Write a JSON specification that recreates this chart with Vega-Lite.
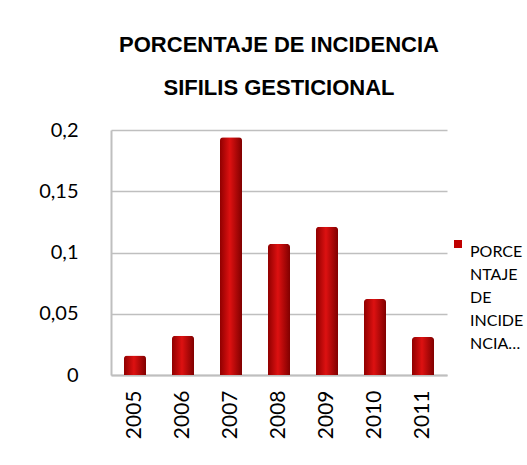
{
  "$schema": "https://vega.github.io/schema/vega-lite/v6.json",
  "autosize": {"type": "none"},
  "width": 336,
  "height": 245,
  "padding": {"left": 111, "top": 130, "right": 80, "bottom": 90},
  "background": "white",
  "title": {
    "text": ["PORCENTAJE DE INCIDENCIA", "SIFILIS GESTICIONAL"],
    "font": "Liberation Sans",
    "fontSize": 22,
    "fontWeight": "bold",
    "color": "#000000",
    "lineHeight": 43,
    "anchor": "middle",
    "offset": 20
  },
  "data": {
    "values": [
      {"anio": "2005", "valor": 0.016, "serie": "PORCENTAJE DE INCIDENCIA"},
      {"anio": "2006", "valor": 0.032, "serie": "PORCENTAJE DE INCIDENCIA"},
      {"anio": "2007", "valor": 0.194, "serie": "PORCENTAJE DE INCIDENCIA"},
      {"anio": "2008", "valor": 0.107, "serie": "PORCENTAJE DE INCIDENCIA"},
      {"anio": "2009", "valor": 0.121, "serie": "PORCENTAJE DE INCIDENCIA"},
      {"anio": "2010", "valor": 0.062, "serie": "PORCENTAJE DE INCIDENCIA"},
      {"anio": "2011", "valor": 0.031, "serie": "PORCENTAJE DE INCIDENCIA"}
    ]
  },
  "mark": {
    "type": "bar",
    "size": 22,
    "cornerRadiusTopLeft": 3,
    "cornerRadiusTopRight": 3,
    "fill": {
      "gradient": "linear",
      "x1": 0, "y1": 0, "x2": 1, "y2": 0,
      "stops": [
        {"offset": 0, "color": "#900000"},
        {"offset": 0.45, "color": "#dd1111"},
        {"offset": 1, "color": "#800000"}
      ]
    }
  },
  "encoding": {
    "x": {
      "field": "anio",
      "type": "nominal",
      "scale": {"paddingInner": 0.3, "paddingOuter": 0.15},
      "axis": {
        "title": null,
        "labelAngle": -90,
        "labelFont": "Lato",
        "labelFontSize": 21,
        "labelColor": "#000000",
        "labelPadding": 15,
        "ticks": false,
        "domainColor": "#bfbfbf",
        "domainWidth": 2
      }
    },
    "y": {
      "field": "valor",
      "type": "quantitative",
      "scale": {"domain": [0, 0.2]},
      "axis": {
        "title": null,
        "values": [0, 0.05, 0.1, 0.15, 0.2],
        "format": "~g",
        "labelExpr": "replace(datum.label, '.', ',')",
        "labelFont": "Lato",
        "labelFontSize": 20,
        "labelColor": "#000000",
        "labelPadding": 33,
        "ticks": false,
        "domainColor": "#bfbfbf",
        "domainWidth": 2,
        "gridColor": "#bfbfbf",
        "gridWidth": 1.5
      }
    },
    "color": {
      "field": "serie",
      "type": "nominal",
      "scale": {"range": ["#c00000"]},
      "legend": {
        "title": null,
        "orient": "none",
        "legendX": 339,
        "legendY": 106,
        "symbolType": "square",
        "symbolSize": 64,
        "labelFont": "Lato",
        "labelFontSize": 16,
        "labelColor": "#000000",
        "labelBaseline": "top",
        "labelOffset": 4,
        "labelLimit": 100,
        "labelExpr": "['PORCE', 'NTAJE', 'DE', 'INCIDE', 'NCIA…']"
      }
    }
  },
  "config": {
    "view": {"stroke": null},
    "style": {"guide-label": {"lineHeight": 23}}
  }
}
----
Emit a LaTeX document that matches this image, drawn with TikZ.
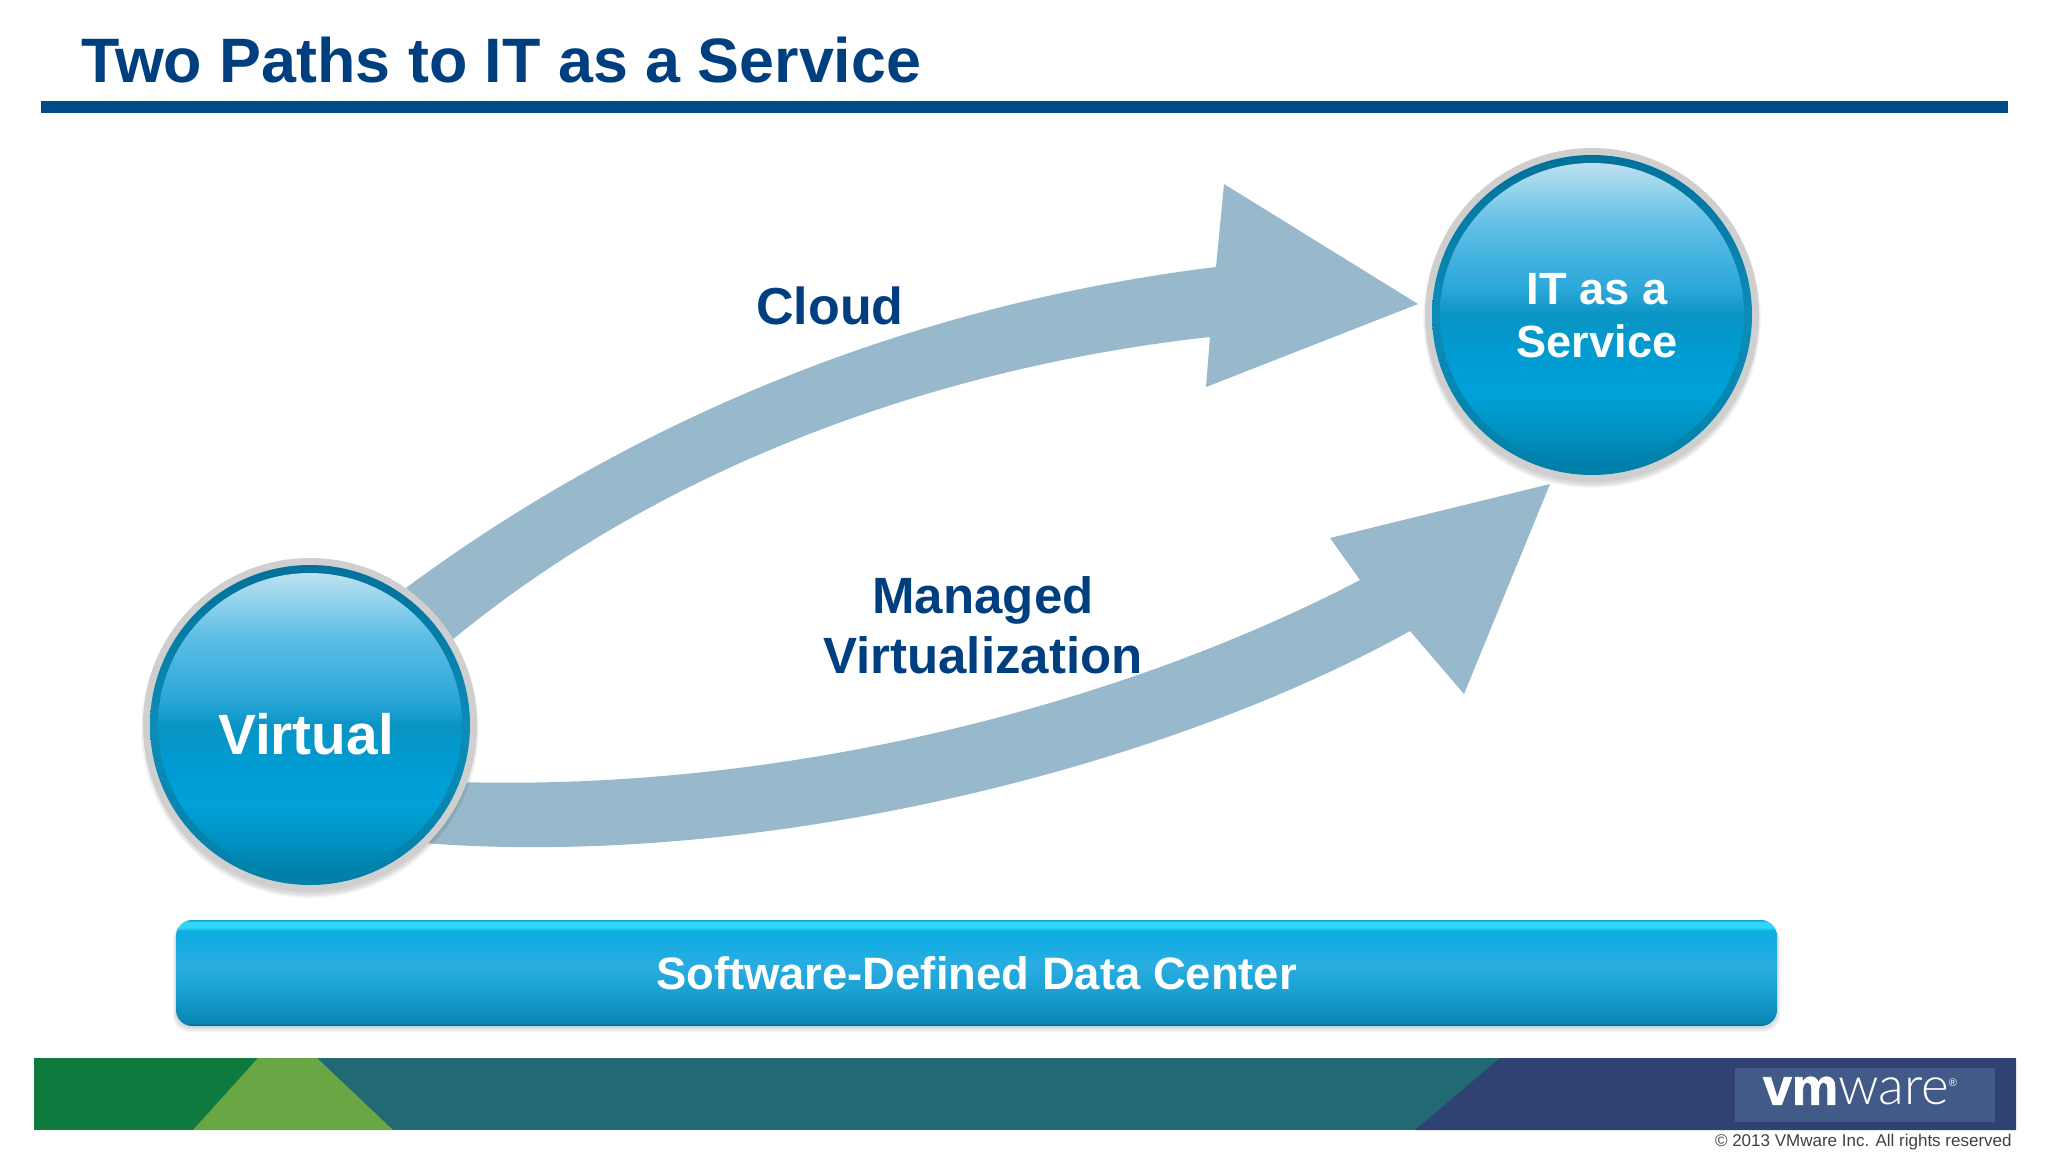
----
→ **STATED EXERCISE**
State the number of lines in the records that include "this", and write nothing else.

→ **COMPLETE ANSWER**
2